World of Warcraft shook up the MMO space back in 2004, but a few years before, a small number of Blizzard Entertainment employees broke off to form Arena Net. Their first title, Guild Wars, released a few months after World of Warcraft with some unique ideas injected into what had largely become the standard format for world structures and monetary subscriptions in MMOs. Now the developers have a sequel nearing completion, and while Guild Wars 2 doesn't aim to reinvent the wheel, there are a number of changes to the core design governing most MMOs that might even push the genre as a whole in some great new directions.
For reference, these impressions are based on the recent open beta weekend. I tried to go broad and sample as many of the starting areas, classes and gameplay types as I could. My highest level character, a thief, only ended up around level 10 when the beta ended. Obviously being a beta and a stress event certain technical issues were to be expected, and Guild Wars 2 being a rich and detailed MMO I wasn't able to experience every nuance of the game.
Guild Wars 2 takes place approximately 200 years after events in the original game and its expansions. The world hasn't exactly improved, many of the races facing issues with great elder dragons awakening and wreaking havoc over the lands; the perfect environment for up-and-coming heroes to make a name for themselves. Players will get to select from five races and eight professions at release. These run your standard fantasy gamut of humans to norn (think barbarians or Cimmerians) and warriors to rangers, but there are plenty of exotic and unique elements like the illusion-based Mesmer profession or bestial Charr race, who were originally antagonists in the first game. You'll also make a number of choices that further flesh out your character beyond simply race and class. These choices will affect things like your starting equipment and your personal quest story.
The part I enjoyed most during my time with Guild Wars 2 was how it encourages players to actually work together, even outside of typical party mechanics. There is no monster tagging where the first person to attack a NPC gets all the loot and experience for killing it, a feature most MMOs adhere to. Instead, everyone who helped defeat a monster gets rewarded with experience and the chance for items, which encourages players to help each other even if you're not formally grouped with them.
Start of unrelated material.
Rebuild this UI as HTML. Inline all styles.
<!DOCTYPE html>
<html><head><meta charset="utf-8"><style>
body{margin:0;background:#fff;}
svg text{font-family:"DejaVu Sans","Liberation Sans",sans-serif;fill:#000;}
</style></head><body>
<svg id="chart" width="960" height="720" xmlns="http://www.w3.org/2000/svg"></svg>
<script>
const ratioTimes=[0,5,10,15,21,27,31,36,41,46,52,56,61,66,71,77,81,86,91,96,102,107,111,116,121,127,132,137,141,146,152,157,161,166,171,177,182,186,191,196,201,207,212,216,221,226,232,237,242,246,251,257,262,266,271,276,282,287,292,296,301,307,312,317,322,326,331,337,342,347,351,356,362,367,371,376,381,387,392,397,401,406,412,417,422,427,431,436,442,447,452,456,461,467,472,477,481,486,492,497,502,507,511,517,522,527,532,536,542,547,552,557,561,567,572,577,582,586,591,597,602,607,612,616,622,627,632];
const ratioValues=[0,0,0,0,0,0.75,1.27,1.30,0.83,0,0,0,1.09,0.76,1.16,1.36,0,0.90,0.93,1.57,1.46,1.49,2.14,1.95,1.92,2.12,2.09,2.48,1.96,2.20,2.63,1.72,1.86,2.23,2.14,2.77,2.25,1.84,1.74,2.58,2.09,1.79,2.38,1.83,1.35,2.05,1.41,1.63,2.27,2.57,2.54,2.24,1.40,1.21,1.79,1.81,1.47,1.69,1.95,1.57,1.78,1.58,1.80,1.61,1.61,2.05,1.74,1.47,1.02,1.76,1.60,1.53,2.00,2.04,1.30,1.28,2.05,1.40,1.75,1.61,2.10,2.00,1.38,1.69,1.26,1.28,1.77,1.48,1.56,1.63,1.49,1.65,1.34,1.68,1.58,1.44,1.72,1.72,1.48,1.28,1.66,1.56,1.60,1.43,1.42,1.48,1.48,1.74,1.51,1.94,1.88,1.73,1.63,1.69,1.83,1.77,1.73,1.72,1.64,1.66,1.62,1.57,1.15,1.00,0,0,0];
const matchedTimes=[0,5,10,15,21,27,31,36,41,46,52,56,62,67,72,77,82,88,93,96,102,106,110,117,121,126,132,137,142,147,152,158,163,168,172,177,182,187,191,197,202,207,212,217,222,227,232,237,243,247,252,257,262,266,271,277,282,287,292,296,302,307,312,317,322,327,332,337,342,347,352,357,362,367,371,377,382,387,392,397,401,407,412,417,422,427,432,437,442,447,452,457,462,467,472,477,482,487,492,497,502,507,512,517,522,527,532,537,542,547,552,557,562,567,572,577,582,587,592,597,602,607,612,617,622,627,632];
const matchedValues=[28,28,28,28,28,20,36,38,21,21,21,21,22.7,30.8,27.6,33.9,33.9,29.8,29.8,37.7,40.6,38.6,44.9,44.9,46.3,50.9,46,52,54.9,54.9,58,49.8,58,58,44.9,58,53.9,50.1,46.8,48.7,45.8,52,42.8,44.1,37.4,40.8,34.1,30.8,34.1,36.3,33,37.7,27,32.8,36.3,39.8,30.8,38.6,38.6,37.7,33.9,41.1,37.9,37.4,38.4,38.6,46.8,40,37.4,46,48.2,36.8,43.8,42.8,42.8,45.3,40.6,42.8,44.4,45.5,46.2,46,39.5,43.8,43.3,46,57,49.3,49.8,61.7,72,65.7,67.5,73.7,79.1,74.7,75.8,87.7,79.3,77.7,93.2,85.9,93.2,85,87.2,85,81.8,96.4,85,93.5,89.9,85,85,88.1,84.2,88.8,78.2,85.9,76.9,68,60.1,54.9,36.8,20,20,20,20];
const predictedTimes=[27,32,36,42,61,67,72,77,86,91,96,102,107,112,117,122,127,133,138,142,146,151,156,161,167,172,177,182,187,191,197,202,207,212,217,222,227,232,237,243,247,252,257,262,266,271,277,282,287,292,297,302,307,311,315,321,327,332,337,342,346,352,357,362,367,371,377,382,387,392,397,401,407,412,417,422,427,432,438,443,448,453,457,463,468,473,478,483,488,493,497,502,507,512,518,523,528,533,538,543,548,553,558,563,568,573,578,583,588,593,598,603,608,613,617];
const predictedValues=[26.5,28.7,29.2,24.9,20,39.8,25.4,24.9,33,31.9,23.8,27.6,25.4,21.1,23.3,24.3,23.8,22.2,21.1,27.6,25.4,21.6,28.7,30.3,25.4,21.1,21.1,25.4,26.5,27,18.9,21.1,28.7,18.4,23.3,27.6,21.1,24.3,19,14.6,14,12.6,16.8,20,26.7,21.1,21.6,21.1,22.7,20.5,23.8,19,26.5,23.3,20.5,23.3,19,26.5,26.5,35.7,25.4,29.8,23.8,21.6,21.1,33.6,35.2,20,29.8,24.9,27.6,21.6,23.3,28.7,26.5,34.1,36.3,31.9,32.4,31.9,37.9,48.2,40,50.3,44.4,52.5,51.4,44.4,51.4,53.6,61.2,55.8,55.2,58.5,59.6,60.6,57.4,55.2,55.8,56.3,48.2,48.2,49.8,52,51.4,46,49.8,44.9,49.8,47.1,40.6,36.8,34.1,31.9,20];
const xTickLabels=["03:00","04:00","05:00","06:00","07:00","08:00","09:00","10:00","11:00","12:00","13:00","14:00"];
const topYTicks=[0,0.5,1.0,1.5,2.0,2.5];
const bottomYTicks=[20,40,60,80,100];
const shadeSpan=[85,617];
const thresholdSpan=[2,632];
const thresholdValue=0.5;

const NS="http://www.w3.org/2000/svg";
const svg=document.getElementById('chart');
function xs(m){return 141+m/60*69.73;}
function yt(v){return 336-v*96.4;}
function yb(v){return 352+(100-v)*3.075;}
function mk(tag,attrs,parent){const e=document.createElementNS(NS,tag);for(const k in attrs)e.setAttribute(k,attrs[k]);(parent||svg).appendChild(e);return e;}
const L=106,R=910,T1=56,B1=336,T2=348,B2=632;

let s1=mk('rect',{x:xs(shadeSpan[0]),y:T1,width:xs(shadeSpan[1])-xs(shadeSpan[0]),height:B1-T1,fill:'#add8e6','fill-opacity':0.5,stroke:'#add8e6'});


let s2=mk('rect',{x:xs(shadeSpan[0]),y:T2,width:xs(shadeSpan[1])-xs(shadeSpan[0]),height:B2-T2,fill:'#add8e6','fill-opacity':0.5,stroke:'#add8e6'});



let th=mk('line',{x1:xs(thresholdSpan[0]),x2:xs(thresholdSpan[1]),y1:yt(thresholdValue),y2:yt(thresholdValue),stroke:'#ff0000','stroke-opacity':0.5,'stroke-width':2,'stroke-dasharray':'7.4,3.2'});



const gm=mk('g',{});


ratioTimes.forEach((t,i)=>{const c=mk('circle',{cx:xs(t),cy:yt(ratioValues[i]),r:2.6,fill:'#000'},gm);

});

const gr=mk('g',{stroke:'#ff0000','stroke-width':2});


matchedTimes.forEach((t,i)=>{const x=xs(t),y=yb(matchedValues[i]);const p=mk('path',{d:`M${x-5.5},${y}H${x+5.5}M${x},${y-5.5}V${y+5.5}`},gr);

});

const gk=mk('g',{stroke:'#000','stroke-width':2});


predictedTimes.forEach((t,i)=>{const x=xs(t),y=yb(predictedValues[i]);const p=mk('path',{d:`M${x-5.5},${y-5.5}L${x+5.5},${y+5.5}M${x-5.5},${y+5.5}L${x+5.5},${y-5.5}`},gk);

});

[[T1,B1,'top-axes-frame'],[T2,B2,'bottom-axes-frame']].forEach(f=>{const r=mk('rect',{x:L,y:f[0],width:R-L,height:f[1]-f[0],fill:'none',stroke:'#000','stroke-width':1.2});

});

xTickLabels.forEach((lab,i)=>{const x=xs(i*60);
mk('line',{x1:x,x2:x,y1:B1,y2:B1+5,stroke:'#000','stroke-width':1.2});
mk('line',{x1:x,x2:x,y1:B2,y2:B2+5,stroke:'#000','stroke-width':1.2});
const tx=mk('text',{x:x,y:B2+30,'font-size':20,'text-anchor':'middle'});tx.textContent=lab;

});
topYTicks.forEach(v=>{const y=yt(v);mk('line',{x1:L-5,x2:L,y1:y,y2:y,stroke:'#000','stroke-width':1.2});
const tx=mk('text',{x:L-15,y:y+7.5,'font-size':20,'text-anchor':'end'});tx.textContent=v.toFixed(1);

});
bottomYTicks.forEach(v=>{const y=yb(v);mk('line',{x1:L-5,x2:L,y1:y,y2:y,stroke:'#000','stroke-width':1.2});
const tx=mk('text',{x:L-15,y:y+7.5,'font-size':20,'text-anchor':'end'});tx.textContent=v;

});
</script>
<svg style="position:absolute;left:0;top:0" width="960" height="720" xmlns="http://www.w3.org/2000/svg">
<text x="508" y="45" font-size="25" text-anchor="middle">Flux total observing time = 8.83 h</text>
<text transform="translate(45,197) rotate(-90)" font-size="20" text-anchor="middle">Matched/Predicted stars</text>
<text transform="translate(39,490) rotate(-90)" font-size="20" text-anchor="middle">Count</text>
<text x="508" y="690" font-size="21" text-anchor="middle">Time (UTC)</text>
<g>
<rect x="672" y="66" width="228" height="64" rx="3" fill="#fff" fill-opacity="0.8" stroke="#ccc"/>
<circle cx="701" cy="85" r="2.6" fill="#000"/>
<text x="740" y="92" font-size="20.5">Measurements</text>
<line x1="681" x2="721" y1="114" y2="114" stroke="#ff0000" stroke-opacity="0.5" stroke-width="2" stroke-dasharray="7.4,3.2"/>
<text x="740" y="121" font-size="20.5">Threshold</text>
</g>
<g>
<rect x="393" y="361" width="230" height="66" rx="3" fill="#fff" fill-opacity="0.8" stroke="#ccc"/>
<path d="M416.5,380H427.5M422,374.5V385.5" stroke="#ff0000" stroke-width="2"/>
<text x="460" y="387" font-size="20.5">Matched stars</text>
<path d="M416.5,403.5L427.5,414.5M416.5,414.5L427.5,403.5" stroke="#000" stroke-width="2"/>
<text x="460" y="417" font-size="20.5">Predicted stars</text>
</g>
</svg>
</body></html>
This also ties into questing. Rather than specific goals like "Bring me 10 wolf pelts," the world questing in Guild Wars 2 has broader area based goals. You might be tasked with assisting a local farmer, but you can help her out in a number of different ways. Defeating bandits, recovering supplies or simply tracking down her lost livestock are all actions that will contribute towards completing the quest. This means that you can spend more time playing and completing your goals with the help of others and less time waiting for that last wolf to respawn.
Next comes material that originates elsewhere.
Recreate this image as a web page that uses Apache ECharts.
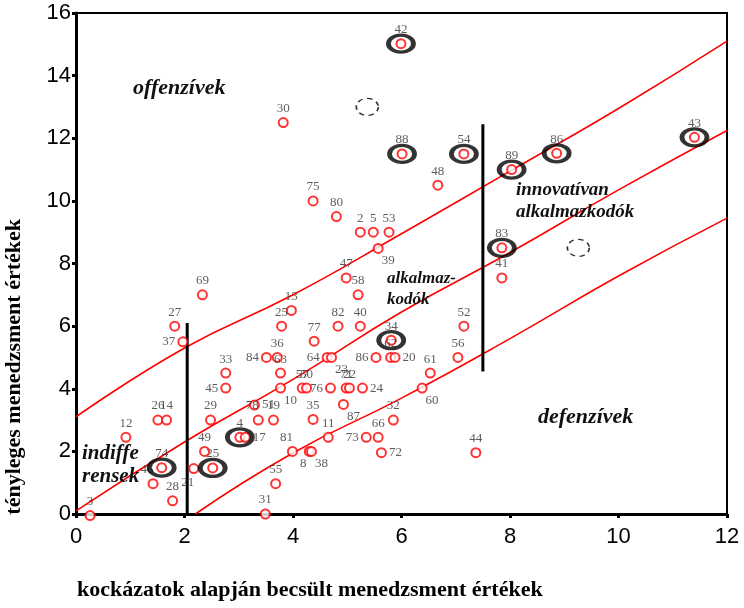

Another method for breaking up the norm for MMO questing is the inclusion of events. The game world is peppered with these mini-quests that often tie-in with the larger area based quests. You might be clearing out spiders from an orchard when a particularly large one spawns or perhaps you'll be asked to escort a soldier past waves of centaur to raid an armory in the middle of a larger conflict. These events will dynamically scale with the number of players in the area so they always have just the right feeling of difficulty regardless if 5 or 25 people are there. This is actually where the developers plan to extend a portion of their ongoing content, and the specifics of where and when won't always be announced. So down the line as you are rolling alternate characters you might be completing the same quests, but you'll still be discovering new things to see and do along the way.